● WHAT TO PRODUCE
Extract the lines from the first one in the records below through the line containing "inner sep=0pt] (kraft)", keeping both ends and leaving out any pictures.

+ + + + + + +

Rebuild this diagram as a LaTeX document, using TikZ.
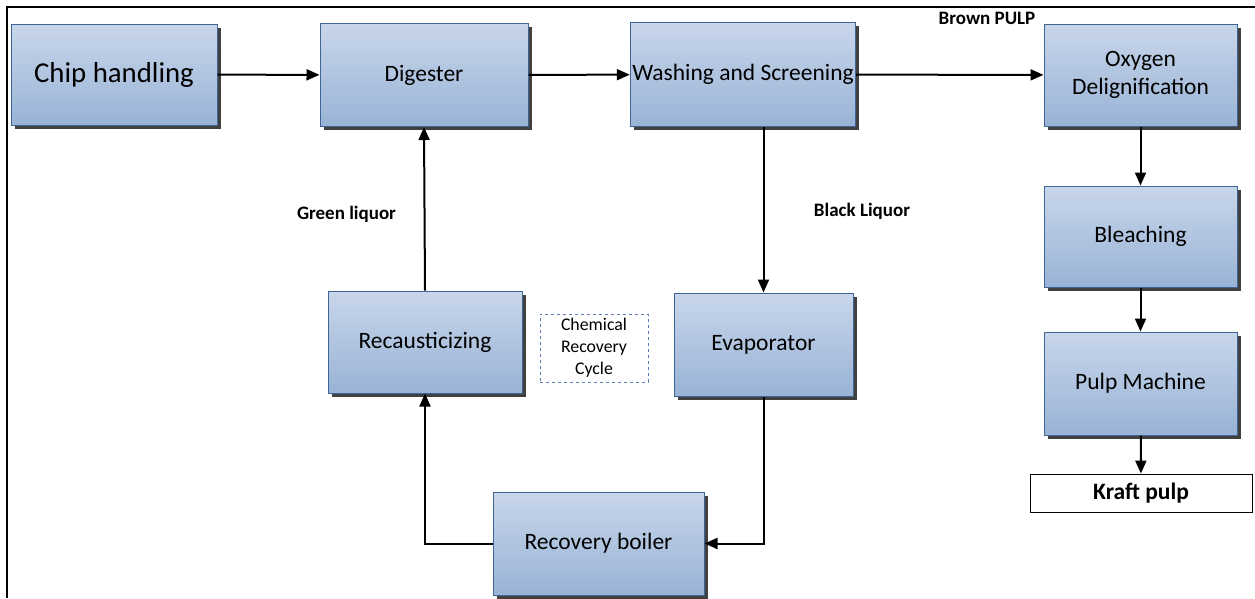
\documentclass[tikz,border=0pt]{standalone}
\usepackage{fontspec}
\setmainfont{Carlito}
\usetikzlibrary{arrows.meta,shadows}
\definecolor{boxtop}{HTML}{C8D6EA}
\definecolor{boxbot}{HTML}{99B3D6}
\definecolor{boxline}{HTML}{3F6496}
\definecolor{shadowgray}{HTML}{404040}
\definecolor{dashblue}{HTML}{5B7DB0}
\tikzset{
  stage/.style={draw=boxline, line width=1pt, top color=boxtop, bottom color=boxbot,
    align=center, font=\fontsize{23.5}{28}\selectfont, text=black, inner sep=2pt,
    drop shadow={shadow xshift=3.5pt, shadow yshift=-3.5pt, fill=shadowgray, opacity=1}},
  flow/.style={line width=2pt, -{Triangle[length=13pt,width=11pt]}},
  tag/.style={font=\bfseries\fontsize{19}{22}\selectfont, text=black},
}
\begin{document}
\begin{tikzpicture}[x=1pt,y=-1pt]
  \useasboundingbox (0,0) rectangle (1255,598);
  % page frame (top and left edges)
  \draw[line width=2.2pt] (1255,7) -- (7,7) -- (7,598);

  % main line
  \node[stage, minimum width=206pt, minimum height=101pt, font=\fontsize{28.8}{32}\selectfont] (chip) at (114,74.5) {Chip handling};
  \node[stage, minimum width=208pt, minimum height=103pt] (dig) at (424,75) {Digester};
  \node[stage, minimum width=210pt, minimum height=104pt] (wash) at (743,74.5) {Washing and Screening};
  \node[stage, minimum width=193pt, minimum height=102pt] (oxy) at (1140.5,75) {Oxygen\\Delignification};
  \node[stage, minimum width=193pt, minimum height=101pt] (bleach) at (1140.5,236.5) {Bleaching};
  \node[stage, minimum width=193pt, minimum height=103pt] (pulpm) at (1140.5,383.5) {Pulp Machine};
  \node[draw=black, line width=0.9pt, fill=white, minimum width=222pt, minimum height=38pt,
        font=\bfseries\fontsize{23.5}{28}\selectfont, inner sep=0pt] (kraft) at (1141,493) {Kraft pulp};

  % chemical recovery loop
  \node[stage, minimum width=194pt, minimum height=102pt] (recaus) at (425,342) {Recausticizing};
  \node[stage, minimum width=179pt, minimum height=103pt] (evap) at (763.5,344.5) {Evaporator};
  \node[stage, minimum width=211pt, minimum height=103pt] (boiler) at (598.5,543.5) {Recovery boiler};
  \node[draw=dashblue, dashed, line width=0.9pt, minimum width=108pt, minimum height=68pt,
        align=center, font=\fontsize{17.8}{22}\selectfont, inner sep=0pt] (crc) at (594,348) {Chemical\\Recovery\\Cycle};

  % connectors
  \draw[flow] (chip) -- (dig);
  \draw[flow] (dig) -- (wash);
  \draw[flow] (wash) -- (oxy);
  \draw[flow] (evap.north |- wash.south) -- (evap.north);
  \draw[flow] (evap.south) |- (boiler.east);
  \draw[flow] (boiler.west) -| (recaus.south);
  \draw[flow] (recaus.north) -- (dig.south);
  \draw[flow] (oxy) -- (bleach);
  \draw[flow] (bleach) -- (pulpm);
  \draw[flow] (pulpm) -- (kraft);

  % stream labels
  \node[tag] (brown) at (987,18) {Brown PULP};
  \node[tag] (green) at (346.5,214) {Green liquor};
  \node[tag] (black) at (862,211) {Black Liquor};
\end{tikzpicture}
\end{document}
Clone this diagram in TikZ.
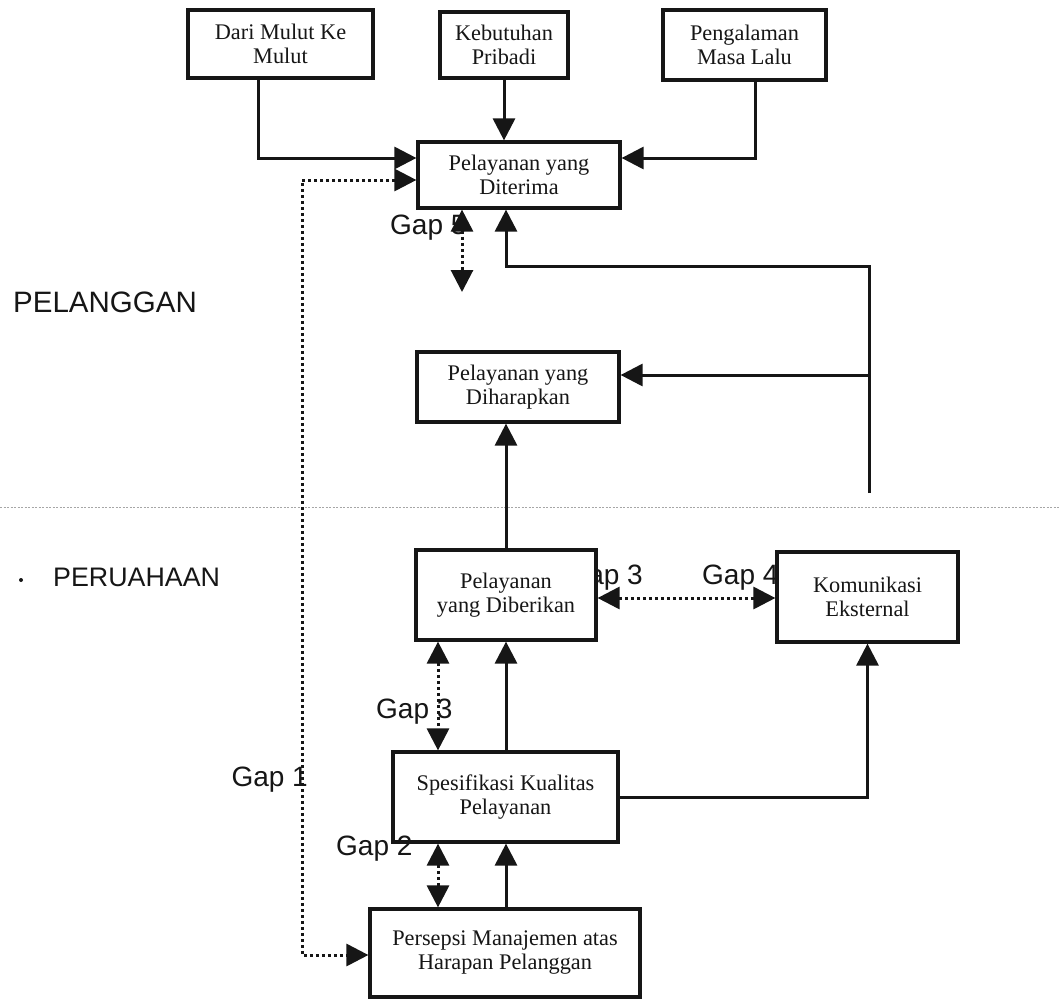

+ + + + + + +

● EXERCISE RESULT
Rebuild this diagram as a LaTeX document, using TikZ.
\documentclass[tikz,border=0pt]{standalone}
\usepackage{fontspec}
\setmainfont{Carlito}
\usetikzlibrary{arrows.meta,shadows}
\definecolor{boxtop}{HTML}{C8D6EA}
\definecolor{boxbot}{HTML}{99B3D6}
\definecolor{boxline}{HTML}{3F6496}
\definecolor{shadowgray}{HTML}{404040}
\definecolor{dashblue}{HTML}{5B7DB0}
\tikzset{
  stage/.style={draw=boxline, line width=1pt, top color=boxtop, bottom color=boxbot,
    align=center, font=\fontsize{23.5}{28}\selectfont, text=black, inner sep=2pt,
    drop shadow={shadow xshift=3.5pt, shadow yshift=-3.5pt, fill=shadowgray, opacity=1}},
  flow/.style={line width=2pt, -{Triangle[length=13pt,width=11pt]}},
  tag/.style={font=\bfseries\fontsize{19}{22}\selectfont, text=black},
}
\begin{document}
\begin{tikzpicture}[x=1pt,y=-1pt]
  \useasboundingbox (0,0) rectangle (1255,598);
  % page frame (top and left edges)
  \draw[line width=2.2pt] (1255,7) -- (7,7) -- (7,598);

  % main line
  \node[stage, minimum width=206pt, minimum height=101pt, font=\fontsize{28.8}{32}\selectfont] (chip) at (114,74.5) {Chip handling};
  \node[stage, minimum width=208pt, minimum height=103pt] (dig) at (424,75) {Digester};
  \node[stage, minimum width=210pt, minimum height=104pt] (wash) at (743,74.5) {Washing and Screening};
  \node[stage, minimum width=193pt, minimum height=102pt] (oxy) at (1140.5,75) {Oxygen\\Delignification};
  \node[stage, minimum width=193pt, minimum height=101pt] (bleach) at (1140.5,236.5) {Bleaching};
  \node[stage, minimum width=193pt, minimum height=103pt] (pulpm) at (1140.5,383.5) {Pulp Machine};
  \node[draw=black, line width=0.9pt, fill=white, minimum width=222pt, minimum height=38pt,
        font=\bfseries\fontsize{23.5}{28}\selectfont, inner sep=0pt] (kraft) at (1141,493) {Kraft pulp};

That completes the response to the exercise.